When our bodies are in starvation, as in the famines of our ancestors, our bodies run out of stored glucose and we need to start using our fat stores and muscle for energy. When we break down fat in the absence of glucose, our bodies create ketones. The main ketones that we make are beta-hydroxybutyrate and acetoacetate.
Our brains function very well on ketones. In starvation, up to 2/3rds of your brain’s energy comes in the form of ketones. The rest comes from production of glucose from your muscle proteins. Fortunately for us, ketones are muscle sparing energy for the brain which can burn up to 600 Calories per day! (Some more than others LOL).
Ketones also signal to your cells to turn on fat burning machinery and anti-oxidant mechanisms to protect the cells from damage. Some might call this an anti-aging mechanism. Oxidative protein and cellular damage is thought to lead to aging, heart disease, and cancer. Furthermore ketones produce much less free radical oxidative molecules when used as fuel compared to carbohydrate.
Because the typical American diet is so flush with carbohydrate calories, we never see enough depletion in glycogen to require the production of ketones. Constant elevations in insulin from carbohydrate feeding shut down fat mobilization and conversion to ketones. We see a small rise in ketone production after an overnight fast or after prolonged glycogen depleting exercise without necessarily starving, but the rise is quite small and short lived. We try to take advantage of this fat burning mechanism with the intermittent fasting and fasted cardio techniques we will discuss in further blog posts.
Very low carbohydrate diets (with higher fat and moderate protein) that raise ketone levels have been shown to improve many markers of health. They reduce blood triglycerides and LDL cholesterol potentially reducing the risk of heart disease. They improve body composition burning fat and maintaining lean mass. They improve insulin sensitivity with curative effects on type 2 diabetes. They decrease blood pressure and inflammation in the body. Compared to low-fat diets (with higher carbohydrate), low carbohydrate diets appear to be much more effective in improving markers of cardiovascular health.
Beyond promoting cardiovascular health, ketones also protect the brain and improve energetics of endurance exercise. As for the brain, multiple studies have shown the benefit of nutritional ketosis on migraines, Alzheimer’s Disease, seizure disorders, Parkinson’s, autism, and brain trauma. With regards to exercise, in a low-carb ketogenic state your muscle learns to handle fats better. Your muscle makes more fat burning machinery and more proteins for protection against oxidative damage. Furthermore, by becoming adapted to ketones, there is less dependence on glucose stores for energy production. Thus, when completely glycogen depleted, your keto-adapted muscle won’t “hit the wall” or “bonk” when glucose is no longer available.

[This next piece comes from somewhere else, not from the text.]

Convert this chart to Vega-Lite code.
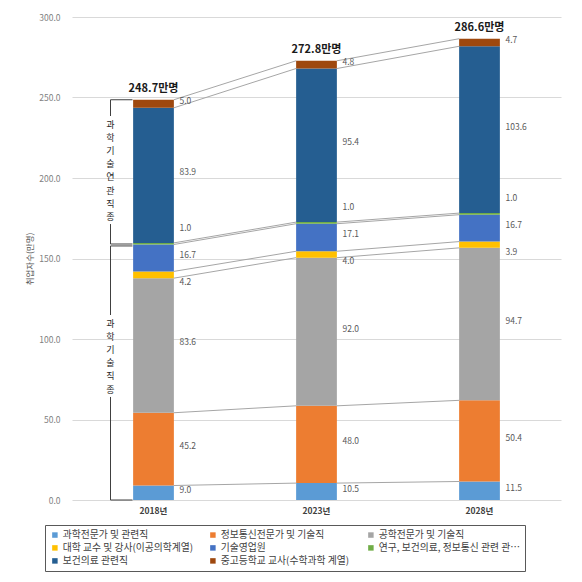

Dr. Jeff Volek at presented data at the 2014 ISSN Annual Meeting demonstrating that keto-adapted endurance athletes are metabolically superior in burning fat for energy. They are “bonk proof” and show no evidence of performance decrement without the typical carb load.
Ketosis is a rise in blood ketones greater than 0.5mmol/L. Nutritional ketosis is considered to occur between 0.5mmol/L and 3-5mmol/L. In order to get ketone levels this high, one must either be in starvation, or carbohydrate depleted. The majority of people will be in ketosis (a ketogenic state) with carbohydrate intakes below 50g per day. Some very resistant individuals may need to go as low as 30g/day but others may just have to go below 100g/d. This amount of carbohydrate is essentially the amount of carbs one would see with consuming fibrous green vegetables with each meal. In other words, there would be no consumption of any added starches or sugars. Small quantities of sugars could potentially be consumed in the form of fibrous fruits or berries.
Here is an example of foods in a ketogenic diet with less than 50g of carbohydrate per day.
Meal 1: Spinach, egg whites, Swiss cheese, and Canadian bacon
Meal 2: Whey protein shake and natural peanut butter
Meal 3: Salmon, Broccoli, and Lettuce with oil and vinegar
Meal 4: Cottage cheese cinnamon and a few blueberries
Meal 5: Sirloin Steak with cheddar cheese mashed cauliflower, asparagus,
--sugar free gelatin dessert J
Doesn’t sound too bad to me! It is always a challenge to try something new. Learn about the carbohydrate content of the foods you eat. Consider trying ketone urine dipsticks to check if you are in ketosis. If this doesn’t seem to be working consider a blood test for ketones, as the urine test is less accurate.
If you are at a plateau in your goal to getting lean, try a ketogenic diet. I think you will be amazed at the results.